Sosyal fobi kişinin tanımadığı ya da tanıdığı ama çok yakın olmadığı kişiler ya da başkaları tarafından gözlemlenebileceği durumlarda ortaya çıkan korkudur. Korkulan sosyal durumlar arkadaşlarla buluşma, toplum önünde konuşma, sosyal toplantılara katılma, okulda sınıf içerisinde söz alma, tanımadığı kişilerle market/toplu taşıma gibi ortamlarda zorunlu olarak iletişime geçmesi gereken ortamlardır. Sosyal kaygı, çocuğun sosyal etkileşim sürecini etkileyen başlıca değişkenlerden birisidir. Tanımadığı ortamlara girme ihtimali düşüncesi bile panik atakları oluşturabilir. Bu korku çocuk veya gencin günlük işlevselliğini bozar; çünkü başkalarının eleştirilerine, olumsuz düşüncelerine karşı aşırı duyarlıdır ve bunlardan kaçınmak için elinden geleni yapma eğilimindedir, olumsuz değerlendirilme, aşağılanma, reddedilme korkusu yüzünden sosyal ortamlardan kaçınır. Çocuk ve gençler bu ortamlarda çeşitli bedensel şikayetlerden yakınabilirler. Tedavi edilmemiş sosyal fobi çocuğun okul hayatını önemli ölçüde etkiler, okula gitmede isteksizlik ve hatta okul reddi ile sonuçlanabilir.

Bu durum, genellikle çocukluk döneminin başlarında ortaya çıkmasına rağmen, bu kaygıya sahip kişilerin sosyal ortamlarda geri planda ve genellikle sessiz kalmayı tercih etmesi ve sadece biraz çekingen, sakin olarak tanımlanmasından ötürü sorun gibi görünmez; hatta sakin, ağırbaşlı, uysal gibi ifadelerle pekiştirilerek onaylanabilmektedir.

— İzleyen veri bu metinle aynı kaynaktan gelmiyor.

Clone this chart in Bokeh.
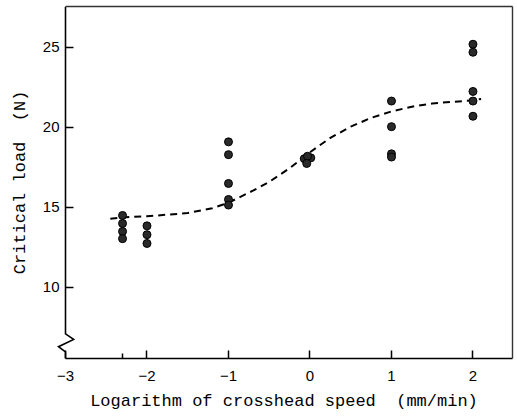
from bokeh.plotting import figure
from bokeh.models import Range1d, FixedTicker, LinearAxis
from bokeh.embed import file_html
from bokeh.resources import INLINE

# ---- data ----
log_speed = [-2.3, -2.3, -2.3, -2.3,
             -2.0, -2.0, -2.0,
             -1.0, -1.0, -1.0, -1.0, -1.0,
             -0.07, 0.01, -0.03, -0.04,
             1.0, 1.0, 1.0, 1.0,
             2.0, 2.0, 2.0, 2.0, 2.0]
critical_load = [14.5, 14.0, 13.5, 13.05,
                 13.85, 13.3, 12.75,
                 19.1, 18.3, 16.5, 15.5, 15.15,
                 18.05, 18.1, 18.2, 17.75,
                 21.65, 20.05, 18.35, 18.15,
                 25.2, 24.7, 22.25, 21.65, 20.7]

fit_x = [-2.45, -2.3, -2.0, -1.5, -1.2, -1.0, -0.7, -0.5, -0.25, 0.0,
         0.25, 0.5, 0.75, 1.0, 1.25, 1.5, 1.75, 2.0, 2.1]
fit_y = [14.3, 14.38, 14.45, 14.65, 14.95, 15.3, 16.05, 16.6, 17.45, 18.45,
         19.35, 20.05, 20.6, 21.0, 21.3, 21.5, 21.6, 21.7, 21.78]

x_ticks = [-3, -2, -1, 0, 1, 2]
x_minor_ticks = [-2.3]
y_ticks = [10, 15, 20, 25]

# visible box of the chart
x_lo, x_hi = -3.0, 2.485
y_lo, y_hi = 5.56, 27.56

# axis-break zigzag on the left side
break_x = [-3.0, -2.90, -3.086, -3.0]
break_y = [7.1, 6.75, 6.3, 5.97]

px_per_x = 81.5          # pixels per x unit
pad_left = 10 / px_per_x  # room left of the box so the zigzag is not clipped
tick_len = 8 / px_per_x

p = figure(width=517, height=417, output_backend="svg", toolbar_location=None,
           x_range=Range1d(x_lo - pad_left, x_hi), y_range=Range1d(y_lo, y_hi),
           min_border_left=55, min_border_right=5, min_border_top=6,
           min_border_bottom=59)
p.background_fill_color = "white"
p.border_fill_color = "white"
p.outline_line_color = None
p.xgrid.visible = False
p.ygrid.visible = False

tick_font = "Liberation Sans"
title_font = "Liberation Mono"

p.xaxis.ticker = FixedTicker(ticks=x_ticks, minor_ticks=x_minor_ticks)
p.yaxis.ticker = FixedTicker(ticks=y_ticks, minor_ticks=[])
p.xaxis.bounds = (x_lo - 1e-6, x_hi)
for ax in (p.xaxis[0], p.yaxis[0]):
    ax.axis_line_color = "black"
    ax.axis_line_width = 1.6
    ax.major_tick_in = 8
    ax.major_tick_out = 0
    ax.minor_tick_in = 5
    ax.minor_tick_out = 0
    ax.major_tick_line_color = "black"
    ax.major_tick_line_width = 1.5
    ax.minor_tick_line_color = "black"
    ax.minor_tick_line_width = 1.5
    ax.major_label_text_font = tick_font
    ax.major_label_text_font_size = "15px"
    ax.major_label_text_color = "black"
    ax.axis_label_text_font = title_font
    ax.axis_label_text_font_size = "17px"
    ax.axis_label_text_font_style = "normal"
    ax.axis_label_text_color = "black"

# the y axis sits 10 px left of the box: its line/ticks are drawn as glyphs
p.yaxis.axis_line_color = None
p.yaxis.major_tick_in = 0
p.yaxis.major_label_standoff = -4
p.yaxis.axis_label_standoff = 10
p.xaxis.major_label_standoff = 12
p.xaxis.axis_label_standoff = 8
p.xaxis.axis_label = "Logarithm of crosshead speed\u00a0\u00a0(mm/min)"
p.yaxis.axis_label = "Critical load\u00a0\u00a0(N)"

# top and right frame lines as bare axes
for side in ("above", "right"):
    a = LinearAxis(ticker=FixedTicker(ticks=[]), major_tick_in=0, major_tick_out=0,
                   minor_tick_in=0, minor_tick_out=0, major_label_standoff=0,
                   major_label_text_font_size="0px", axis_line_color="#333333",
                   axis_line_width=1.4)
    if side == "above":
        a.bounds = (x_lo, x_hi)
    p.add_layout(a, side)

# left frame line with the axis break zigzag
p.line([x_lo] + break_x + [x_lo], [y_hi] + break_y + [y_lo],
       line_color="black", line_width=1.6, line_join="miter")
# y ticks pointing into the box
p.segment(x0=[x_lo] * len(y_ticks), y0=y_ticks,
          x1=[x_lo + tick_len] * len(y_ticks), y1=y_ticks,
          line_color="black", line_width=1.5)

p.line(fit_x, fit_y, line_color="black", line_width=2, line_dash="7 5")
p.scatter(log_speed, critical_load, size=8, marker="circle",
          fill_color="#2a2a2a", line_color="black", line_width=1)

open("out.html", "w").write(file_html(p, INLINE))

Sosyal anksiyete bozukluğunda da diğer anksiyete bozukluklarında olduğu gibi Bilişsel Davranışçı Terapiler etkili ve önemlidir. Çocuğun günlük işlevselliğine bir an önce dönmesi amacıyla yoğunlaştırılmış bir terapi planlanmalı ve aile ile iş birliği halinde gidilmelidir.  Yapılandırılmış aşamalı yeni öğrenme deneyimleri, terapötik girişimler olmazsa kaçınma kalıcılaşabilir.